Input rows -
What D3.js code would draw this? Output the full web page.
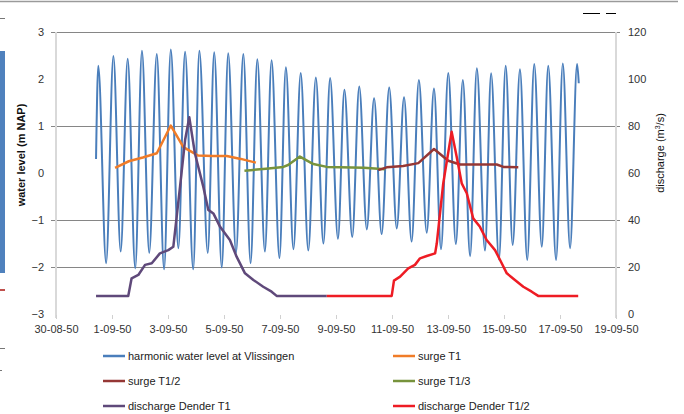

...

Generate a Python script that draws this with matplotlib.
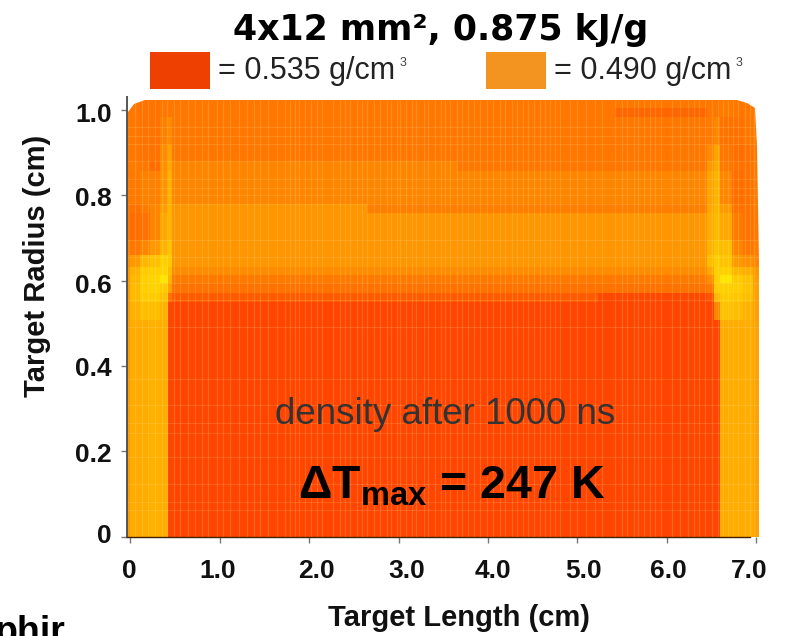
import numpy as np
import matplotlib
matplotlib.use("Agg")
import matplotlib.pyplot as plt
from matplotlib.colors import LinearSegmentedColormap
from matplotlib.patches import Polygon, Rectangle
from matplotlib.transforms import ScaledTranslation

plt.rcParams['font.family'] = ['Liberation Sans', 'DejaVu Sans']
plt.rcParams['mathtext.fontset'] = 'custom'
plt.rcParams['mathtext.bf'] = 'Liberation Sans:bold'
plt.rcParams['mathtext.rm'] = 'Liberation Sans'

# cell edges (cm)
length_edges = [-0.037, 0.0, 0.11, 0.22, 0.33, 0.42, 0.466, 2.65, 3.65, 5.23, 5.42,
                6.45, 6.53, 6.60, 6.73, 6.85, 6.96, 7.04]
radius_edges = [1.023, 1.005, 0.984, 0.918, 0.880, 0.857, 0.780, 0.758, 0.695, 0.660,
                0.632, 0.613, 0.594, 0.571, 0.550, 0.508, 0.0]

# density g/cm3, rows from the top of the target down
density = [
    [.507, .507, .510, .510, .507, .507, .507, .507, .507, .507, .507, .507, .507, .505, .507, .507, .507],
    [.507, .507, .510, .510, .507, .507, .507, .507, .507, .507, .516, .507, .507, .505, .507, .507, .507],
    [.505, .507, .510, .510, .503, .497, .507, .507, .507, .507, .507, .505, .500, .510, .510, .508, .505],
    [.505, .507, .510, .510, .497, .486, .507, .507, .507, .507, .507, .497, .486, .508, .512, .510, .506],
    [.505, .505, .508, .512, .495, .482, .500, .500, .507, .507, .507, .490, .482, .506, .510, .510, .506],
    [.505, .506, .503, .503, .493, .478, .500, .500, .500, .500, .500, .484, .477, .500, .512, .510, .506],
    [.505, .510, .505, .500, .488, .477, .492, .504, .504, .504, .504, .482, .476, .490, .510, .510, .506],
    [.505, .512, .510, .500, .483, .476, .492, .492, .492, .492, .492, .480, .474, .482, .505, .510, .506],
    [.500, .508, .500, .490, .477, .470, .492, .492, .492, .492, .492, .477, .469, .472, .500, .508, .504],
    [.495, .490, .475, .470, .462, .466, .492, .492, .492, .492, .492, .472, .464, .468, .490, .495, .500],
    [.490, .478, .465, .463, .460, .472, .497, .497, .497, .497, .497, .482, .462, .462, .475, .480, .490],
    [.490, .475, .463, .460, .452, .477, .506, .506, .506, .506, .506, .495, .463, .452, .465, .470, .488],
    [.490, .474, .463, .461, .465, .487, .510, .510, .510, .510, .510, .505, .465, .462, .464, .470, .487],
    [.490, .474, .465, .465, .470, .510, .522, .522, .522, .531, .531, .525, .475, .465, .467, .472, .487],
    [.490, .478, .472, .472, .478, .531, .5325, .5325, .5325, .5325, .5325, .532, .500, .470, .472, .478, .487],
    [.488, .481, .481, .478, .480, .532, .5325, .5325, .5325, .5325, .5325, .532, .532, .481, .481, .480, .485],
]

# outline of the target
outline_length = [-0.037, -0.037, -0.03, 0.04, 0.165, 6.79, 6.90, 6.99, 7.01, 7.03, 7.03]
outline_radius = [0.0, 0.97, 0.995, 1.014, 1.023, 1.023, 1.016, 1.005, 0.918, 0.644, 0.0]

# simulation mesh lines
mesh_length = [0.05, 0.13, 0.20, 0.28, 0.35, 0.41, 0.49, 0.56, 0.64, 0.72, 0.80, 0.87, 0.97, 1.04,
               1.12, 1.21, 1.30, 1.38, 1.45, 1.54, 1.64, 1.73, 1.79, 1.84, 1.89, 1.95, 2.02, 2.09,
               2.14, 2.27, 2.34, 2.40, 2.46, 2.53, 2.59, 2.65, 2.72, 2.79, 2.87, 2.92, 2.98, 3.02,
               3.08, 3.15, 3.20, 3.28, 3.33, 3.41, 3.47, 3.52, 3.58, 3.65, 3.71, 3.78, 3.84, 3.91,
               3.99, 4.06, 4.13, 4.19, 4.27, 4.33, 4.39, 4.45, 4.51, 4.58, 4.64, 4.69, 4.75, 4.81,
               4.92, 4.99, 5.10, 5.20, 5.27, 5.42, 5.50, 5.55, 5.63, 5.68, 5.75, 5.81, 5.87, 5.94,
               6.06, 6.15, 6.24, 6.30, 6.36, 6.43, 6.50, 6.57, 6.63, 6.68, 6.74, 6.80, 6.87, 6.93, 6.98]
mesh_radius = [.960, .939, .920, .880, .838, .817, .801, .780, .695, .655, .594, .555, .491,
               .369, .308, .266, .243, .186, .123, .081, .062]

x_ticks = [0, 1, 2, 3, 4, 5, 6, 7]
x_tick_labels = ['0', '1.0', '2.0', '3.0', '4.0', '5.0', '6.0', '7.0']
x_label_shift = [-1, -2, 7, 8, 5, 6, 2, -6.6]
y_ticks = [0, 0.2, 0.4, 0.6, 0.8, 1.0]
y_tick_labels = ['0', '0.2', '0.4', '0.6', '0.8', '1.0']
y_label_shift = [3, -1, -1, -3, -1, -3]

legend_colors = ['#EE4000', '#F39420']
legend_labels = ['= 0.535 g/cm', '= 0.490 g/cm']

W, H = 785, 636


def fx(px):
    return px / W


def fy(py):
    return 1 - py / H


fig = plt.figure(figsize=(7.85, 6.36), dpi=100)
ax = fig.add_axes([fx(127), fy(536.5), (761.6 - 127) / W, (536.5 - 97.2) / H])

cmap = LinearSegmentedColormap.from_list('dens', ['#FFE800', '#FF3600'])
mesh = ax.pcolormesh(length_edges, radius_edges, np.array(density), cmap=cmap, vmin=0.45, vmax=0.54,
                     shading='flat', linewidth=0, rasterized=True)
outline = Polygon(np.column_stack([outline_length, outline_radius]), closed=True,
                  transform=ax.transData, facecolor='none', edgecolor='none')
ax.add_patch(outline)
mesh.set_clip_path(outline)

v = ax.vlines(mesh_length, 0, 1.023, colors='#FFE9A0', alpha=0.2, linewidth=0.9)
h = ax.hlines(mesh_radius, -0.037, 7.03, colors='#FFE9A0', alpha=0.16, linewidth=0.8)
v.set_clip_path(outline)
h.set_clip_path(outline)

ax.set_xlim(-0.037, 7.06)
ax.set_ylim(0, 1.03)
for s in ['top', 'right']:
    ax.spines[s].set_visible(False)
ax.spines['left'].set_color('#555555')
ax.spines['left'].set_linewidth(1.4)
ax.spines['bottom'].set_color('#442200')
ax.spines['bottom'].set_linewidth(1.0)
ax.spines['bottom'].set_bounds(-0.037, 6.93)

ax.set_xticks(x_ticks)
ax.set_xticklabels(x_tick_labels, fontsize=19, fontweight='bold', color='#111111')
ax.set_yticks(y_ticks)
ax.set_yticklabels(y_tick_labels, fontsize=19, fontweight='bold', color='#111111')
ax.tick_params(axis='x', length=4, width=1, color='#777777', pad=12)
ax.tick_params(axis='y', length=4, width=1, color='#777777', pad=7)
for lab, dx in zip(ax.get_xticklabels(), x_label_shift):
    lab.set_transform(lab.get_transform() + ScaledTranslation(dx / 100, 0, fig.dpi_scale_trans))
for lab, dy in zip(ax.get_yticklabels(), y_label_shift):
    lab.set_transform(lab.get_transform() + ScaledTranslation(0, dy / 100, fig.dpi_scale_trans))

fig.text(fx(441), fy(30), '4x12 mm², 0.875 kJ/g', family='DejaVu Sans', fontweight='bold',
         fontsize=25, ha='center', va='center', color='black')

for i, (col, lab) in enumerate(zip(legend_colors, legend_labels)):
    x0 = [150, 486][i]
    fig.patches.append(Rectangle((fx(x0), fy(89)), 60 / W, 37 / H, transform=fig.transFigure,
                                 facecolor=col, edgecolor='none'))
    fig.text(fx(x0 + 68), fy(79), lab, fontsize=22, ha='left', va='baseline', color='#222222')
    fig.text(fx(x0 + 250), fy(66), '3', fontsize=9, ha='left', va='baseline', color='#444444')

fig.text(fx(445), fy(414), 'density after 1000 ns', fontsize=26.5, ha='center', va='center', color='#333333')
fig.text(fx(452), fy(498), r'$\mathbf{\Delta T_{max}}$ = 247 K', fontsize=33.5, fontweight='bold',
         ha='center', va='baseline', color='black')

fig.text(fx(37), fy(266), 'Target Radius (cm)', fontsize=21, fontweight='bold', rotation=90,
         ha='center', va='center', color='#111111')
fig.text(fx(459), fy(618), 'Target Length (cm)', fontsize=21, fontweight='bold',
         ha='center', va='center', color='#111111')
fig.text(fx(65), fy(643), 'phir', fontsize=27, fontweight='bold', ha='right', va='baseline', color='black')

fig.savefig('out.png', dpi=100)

What is expected -
Scan the material line by line and report each one that contains "this".

Written response -
What D3.js code would draw this? Output the full web page.
Generate a Python script that draws this with matplotlib.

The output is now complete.